The book follows the corrupt relationship between the police and the drug dealers in Johannesburg.

“Paul has given us insights into crime and the fight against it from ground level. The kind of grainy detail that you can only get from that combination of patience and commitment,” he said.

“What I found most fascinating about his book is that it’s not about crime, it’s not about good and bad, villains and victims. What he shows us that is it often very difficult to tell the difference between them,” Harber continued.

“So it’s an important book but most of all it’s a rarely found enthralling read. I would go so far as to say that you will have difficulty understanding crime and the fight against it in this country unless you have read this book.
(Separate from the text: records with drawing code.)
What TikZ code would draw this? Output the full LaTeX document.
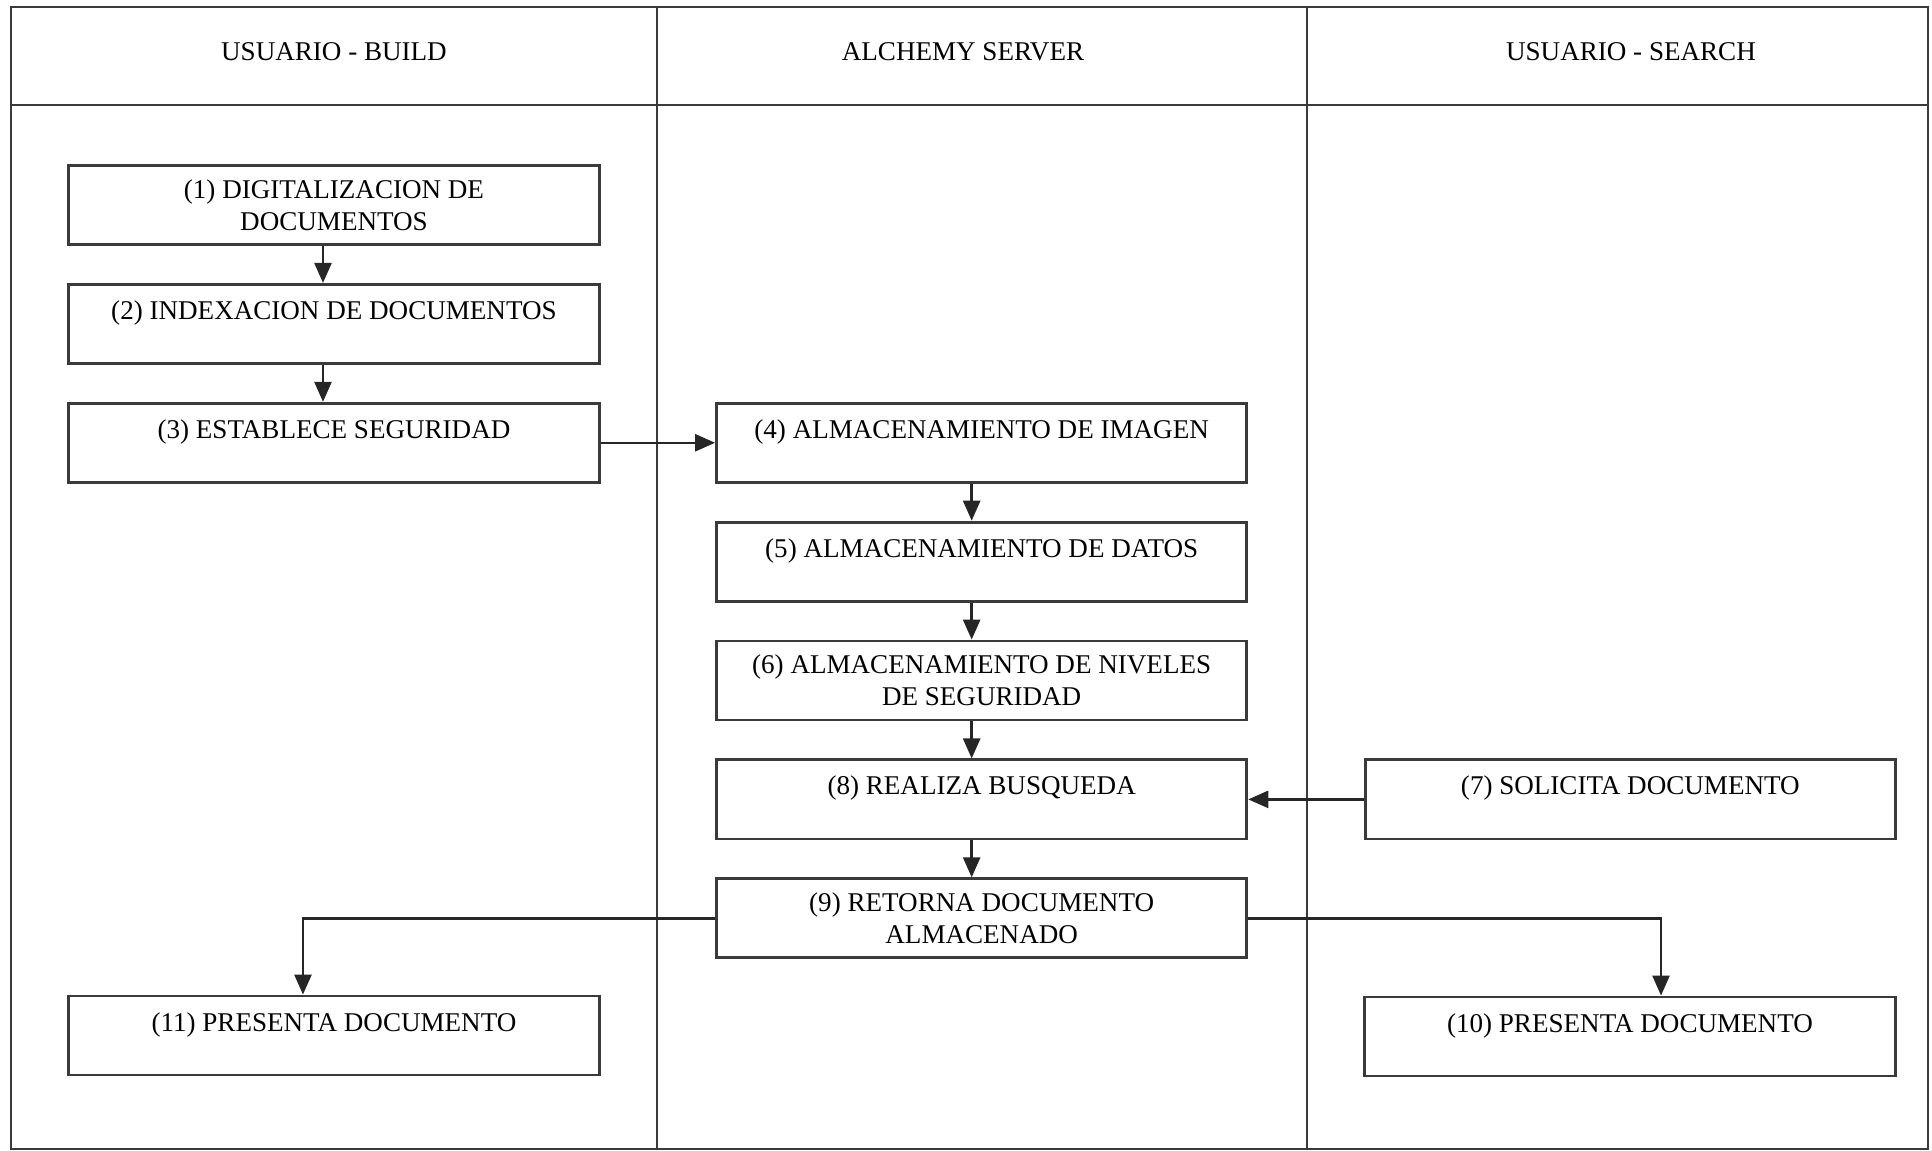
\documentclass[tikz,border=0pt]{standalone}
\usepackage{fontspec}
\setmainfont{Liberation Serif}
\usetikzlibrary{positioning,arrows.meta}
\definecolor{frame-grey}{HTML}{3a3a3a}
\newcommand{\padline}{\\[-0.14cm]\strut}

\begin{document}
\begin{tikzpicture}[
    x=0.01cm, y=-0.01cm,
    font=\fontsize{7.7}{9.1}\selectfont,
    node distance=0.37cm,
    lane/.style={ draw=frame-grey, line width=0.6pt, },
    task/.style={
        draw=frame-grey, line width=0.8pt,
        minimum width=5.3cm, minimum height=0.79cm,
        inner sep=0pt, align=center,
    },
    flow/.style={
        draw=black!85, line width=0.7pt,
        -{Triangle[length=0.2cm,width=0.17cm]},
    },
]
\useasboundingbox (0,0) rectangle (1932,1151);

\draw[lane] (11,7) rectangle (1928,1149);
\draw[lane] (11,105) -- (1928,105);
\draw[lane] (657,7) -- (657,1149);
\draw[lane] (1307,7) -- (1307,1149);

\node (hbuild) at (334,52) {USUARIO - BUILD};
\node (hserver) at (963,52) {ALCHEMY SERVER};
\node (hsearch) at (1631,52) {USUARIO - SEARCH};

\node[task] (n1) at (334,205) {(1) DIGITALIZACION DE\\DOCUMENTOS};
\node[task, below=of n1] (n2) {(2) INDEXACION DE DOCUMENTOS\padline};
\node[task, below=of n2] (n3) {(3) ESTABLECE SEGURIDAD\padline};
\node[task, right=1.145cm of n3] (n4) {(4) ALMACENAMIENTO DE IMAGEN\padline};
\node[task, below=of n4] (n5) {(5) ALMACENAMIENTO DE DATOS\padline};
\node[task, below=of n5] (n6) {(6) ALMACENAMIENTO DE NIVELES\\DE SEGURIDAD};
\node[task, below=of n6] (n8) {(8) REALIZA BUSQUEDA\padline};
\node[task, below=of n8] (n9) {(9) RETORNA DOCUMENTO\\ALMACENADO};
\node[task, right=1.155cm of n8] (n7) {(7) SOLICITA DOCUMENTO\padline};
\node[task] (n10) at (1630,1036.5) {(10) PRESENTA DOCUMENTO\padline};
\node[task] (n11) at (334,1035.5) {(11) PRESENTA DOCUMENTO\padline};

\foreach \a/\b in {n1/n2,n2/n3}
    \draw[flow] ([xshift=-0.11cm]\a.south) -- ([xshift=-0.11cm]\b.north);
\foreach \a/\b in {n4/n5,n5/n6,n6/n8,n8/n9}
    \draw[flow] ([xshift=-0.1cm]\a.south) -- ([xshift=-0.1cm]\b.north);
\draw[flow] (n3) -- (n4);
\draw[flow] (n7) -- (n8);
\draw[flow] (n9.west) -| ([xshift=-0.31cm]n11.north);
\draw[flow] (n9.east) -| ([xshift=0.31cm]n10.north);
\end{tikzpicture}
\end{document}
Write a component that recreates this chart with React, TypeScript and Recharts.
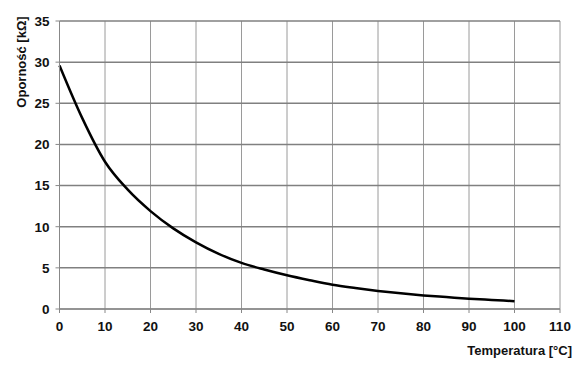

It’s a must-read for anyone trying to understand this issue, this city and this country,” Harber said.

The Street follows the stories of three characters. The first is Raymond, a shop owner on Ontdekkers Road who takes a baseball bat to the dealers when they break his rules. But he is also against the corruption: he systematically records in his notebook when the police officers come to collect their bribe money from the dealers. And he plans all manner of schemes from his shop on how to disrupt the system.

The second character is a police officer called Khaba who wants a quiet life but whose demons will not leave him in peace. He is trying to regain his trust in what he once regarded as an honourable profession.

The third character (who came to the launch to receive her signed copy) is Wendy, a petite, ageing police reservist who can handle an R5 rifle with confidence.

The story of The Street developed as a project based at Wits Justice Project around the Sophiatown police station.

And ultimately the author became entrenched in the world on Ontdekkers in west Johannesburg. He spent two years investigating how the drug dealers and cops interact without any sign of accountability. This resulted in the author being in a general state of fear while working on the book.

But with time, McNally said that sympathy for the drug dealers and the police developed.

With the release of the recent crime stats the boom in books around the police has been evident. What is also necessary is the need for narrative, reporter-based journalism to bring together the comprehensive picture on the state of crime and the police in the country.